It’s a long way to the top when you want to extract iron ore from rock in Western Australia – just ask BHP Billiton.
The mining giant conspicuously failed in its attempt at starting a secondary processing operation there – and no one else has succeeded – but that isn’t deterring several others from trying.
Are they visionary pioneers or just completely mad?
Not only do they face the tyranny of cost in transporting resource, materials and manpower across huge distances between mines and markets, but all of them are looking to produce magnetite in a land where haematite is king.
Citic Pacific has a $6 billion Sino Iron magnetite project under development in the Pilbara while in WA’s Mid-West region, Asia Iron’s Extension Hill project is looking to start production in late-2014, and Australia’s only dedicated magnetite producer, Grange Resources, wants to be on stream at Southdown, near Albany, in 2015.
First off the block, though, is likely to be Gindalbie Metals’ $2.6 billion Karara iron ore project, which is just a few months away from commissioning.
“We’re approaching it like any other new project,” Gindalbie’s chief executive Tim Netscher told The West Australian newspaper recently, “but there is a fair degree of pressure on us to succeed.”
You bet, Tim.
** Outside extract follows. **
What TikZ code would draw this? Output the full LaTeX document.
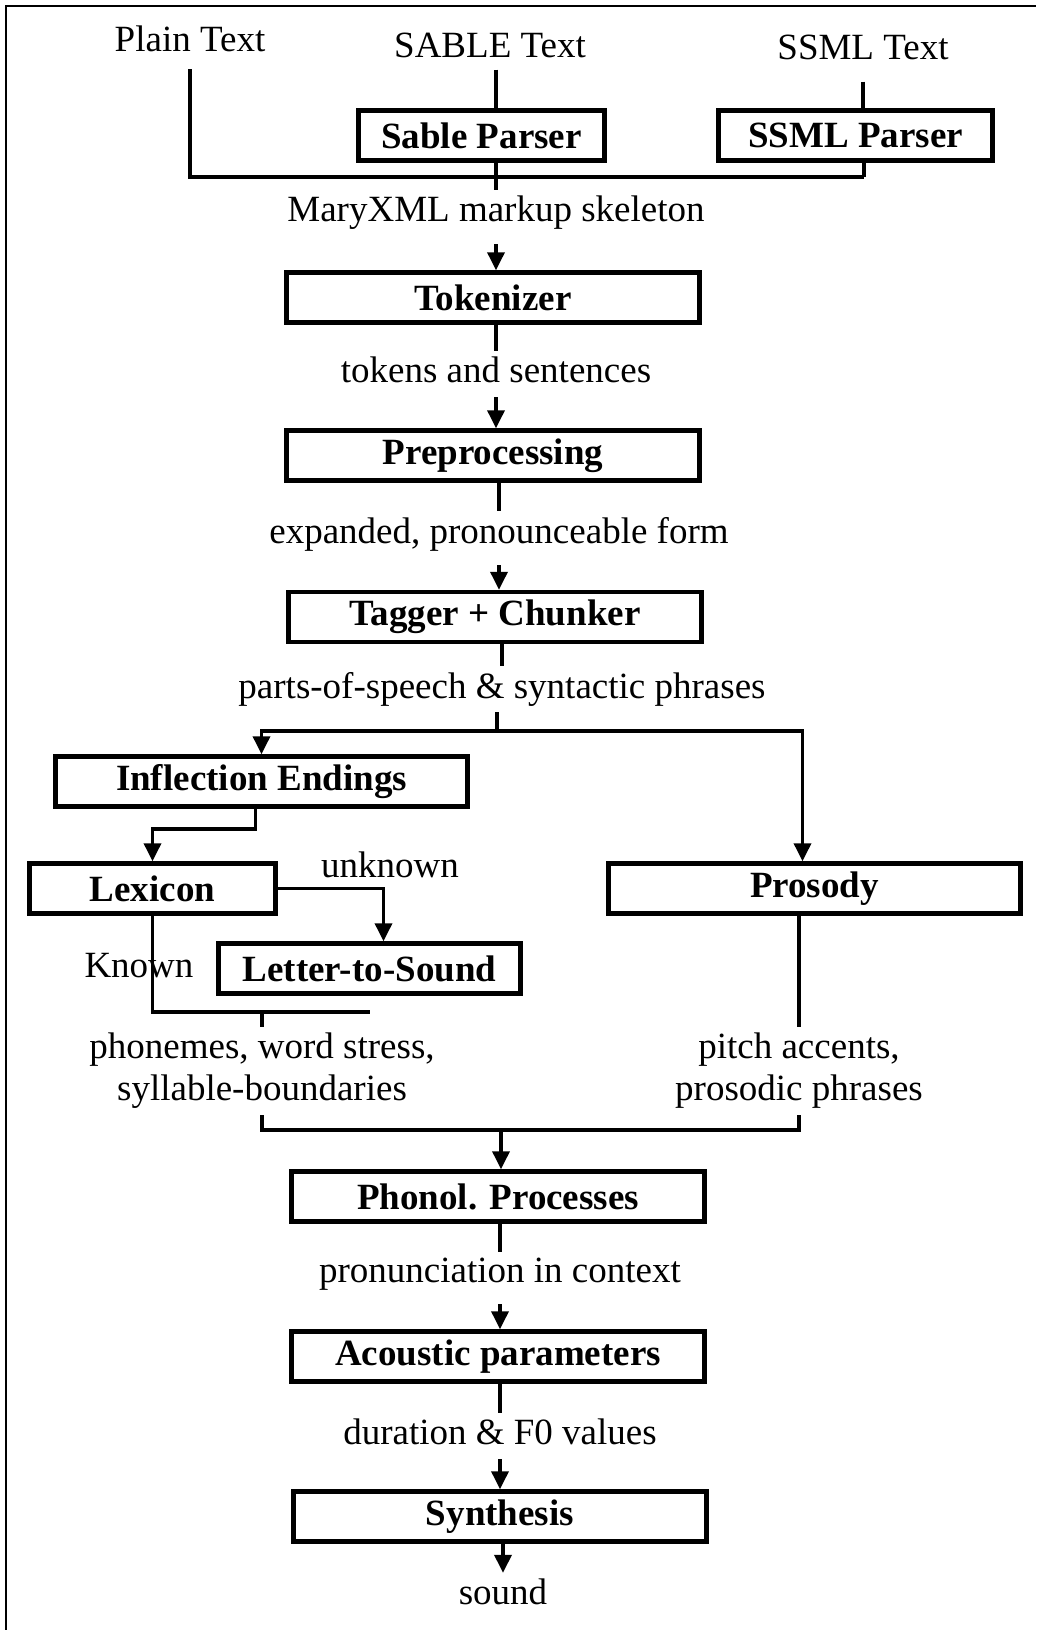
\documentclass[tikz,border=0pt]{standalone}
\usepackage{fontspec}
\setmainfont{Liberation Serif}
\usepackage{tikz}
\usetikzlibrary{arrows.meta}
\usetikzlibrary{calc}
\newcommand{\diagfont}{\fontsize{37}{42}\selectfont}
\tikzstyle{procbox}=[draw,line width=4.5pt,minimum height=50pt,inner sep=0pt,font=\diagfont\bfseries]
\tikzstyle{datalabel}=[inner xsep=2pt,inner ysep=6pt,align=center,font=\diagfont]
\tikzstyle{flow} = [draw,line width=3.6pt]
\tikzstyle{flowarrow} = [draw,line width=3.6pt,-{Triangle[length=18pt,width=17pt]}]

\begin{document}
\begin{tikzpicture}[x=1pt,y=-1pt]
    \useasboundingbox (0,0) rectangle (1036,1630);
    % frame (only top and left edge show)
    \draw[line width=2pt] (6,1630) -- (6,6) -- (1036,6);

    % First the processing boxes
    \foreach \pos/\name/\boxw/\label in {{(481.5,135.5)/sable/246/Sable Parser}, {(855.5,135.5)/ssml/274/SSML Parser},
        {(493,297.5)/tok/413/Tokenizer}, {(493,455.5)/prep/413/Preprocessing}, {(495,617)/tag/413/Tagger + Chunker},
        {(261.5,781.5)/infl/412/Inflection Endings}, {(152.5,888.5)/lex/246/Lexicon}, {(814.5,888.5)/pros/412/Prosody},
        {(369.5,968.5)/lts/302/Letter-to-Sound}, {(498,1196.5)/phon/413/Phonol. Processes},
        {(498,1356.5)/acou/413/Acoustic parameters}, {(500,1516.5)/synth/413/Synthesis}}
        \node[procbox, minimum width=\boxw pt] (\name) at \pos {\label};

    % Then the data passed between them
    \foreach \pos/\name/\label in {{(190,39)/plain/Plain Text}, {(490,45)/sabletxt/SABLE Text}, {(863,47)/ssmltxt/SSML Text},
        {(496,213)/mary/MaryXML markup skeleton}, {(496,370)/tokens/tokens and sentences},
        {(499,534)/expanded/{expanded, pronounceable form}}, {(502,689)/pos/parts-of-speech \& syntactic phrases},
        {(390,865)/unknown/unknown}, {(139,966)/known/Known},
        {(262,1071)/phonemes/{phonemes, word stress,\\syllable-boundaries}},
        {(799,1071)/pitch/{pitch accents,\\prosodic phrases}},
        {(500,1274)/pron/pronunciation in context}, {(500,1432)/dur/duration \& F0 values}, {(503,1592)/sound/sound}}
        \node[datalabel] (\name) at \pos {\label};

    \coordinate (join) at (864,177);
    \coordinate (split) at (497,731);
    \coordinate (lexout) at (262,1012);
    \coordinate (merge) at (501,1130);

    % input side
    \path[flow, shorten <=11pt] (plain.south) |- (join);
    \path[flow, shorten <=16pt] (ssmltxt.south) -- (ssmltxt.south |- ssml.north);
    \path[flow] (ssml.south -| join) -- (join);
    \path[flow, shorten <=6pt] (mary.north |- sabletxt.south) -- (mary.north |- sable.north);
    \path[flow] (mary.north |- sable.south) -- (mary.north);

    % main chain
    \foreach \source/\dest in {tok/tokens, prep/expanded, tag/pos, pros/pitch, phon/pron, acou/dur}
        \path[flow] (\dest.north |- \source.south) -- (\dest.north);
    \foreach \source/\dest in {mary/tok, tokens/prep, expanded/tag, pron/acou, dur/synth}
        \path[flowarrow, shorten <=8pt] (\source.south) -- (\source.south |- \dest.north);
    \path[flowarrow] (sound.north |- synth.south) -- (sound.north);

    % branches
    \path[flow] (split |- pos.south) -- (split);
    \path[flowarrow] (split) -| (infl.north);
    \path[flowarrow] (split) -| ([xshift=-12pt]pros.north);
    \path[flowarrow] ([xshift=-6pt]infl.south) -- ++(0,20) -| (lex.north);
    \path[flowarrow] (lex.east) -| ([xshift=14pt]lts.north);
    \path[flow] (lex.south) |- (lts.south |- lexout);
    \path[flow] (lexout) -- (phonemes.north);
    \path[flow] (phonemes.south) |- (merge) -| (pitch.south);
    \path[flowarrow] (merge) -- (merge |- phon.north);
\end{tikzpicture}
\end{document}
Substantial investment is needed to strip away the waste from the magnetite to bring it up to the 66%-plus premium concentrate grading required for it to be exported.
It will be the first secondary iron-ore processing operation in WA since BHP blew $4 billion on its hot briquetted plant at Port Hedland, which fell apart so spectacularly in 2004.
Chinese steelmaker Ansteel has taken a large ownership stake and underwritten the Gindalbie mine’s entire output – but that is still no guarantee that the operation will succeed in producing enough magnetite of export quality and transporting it at a price that is economically viable.
But hey, in the iron ore industry, it helps to have balls of steel.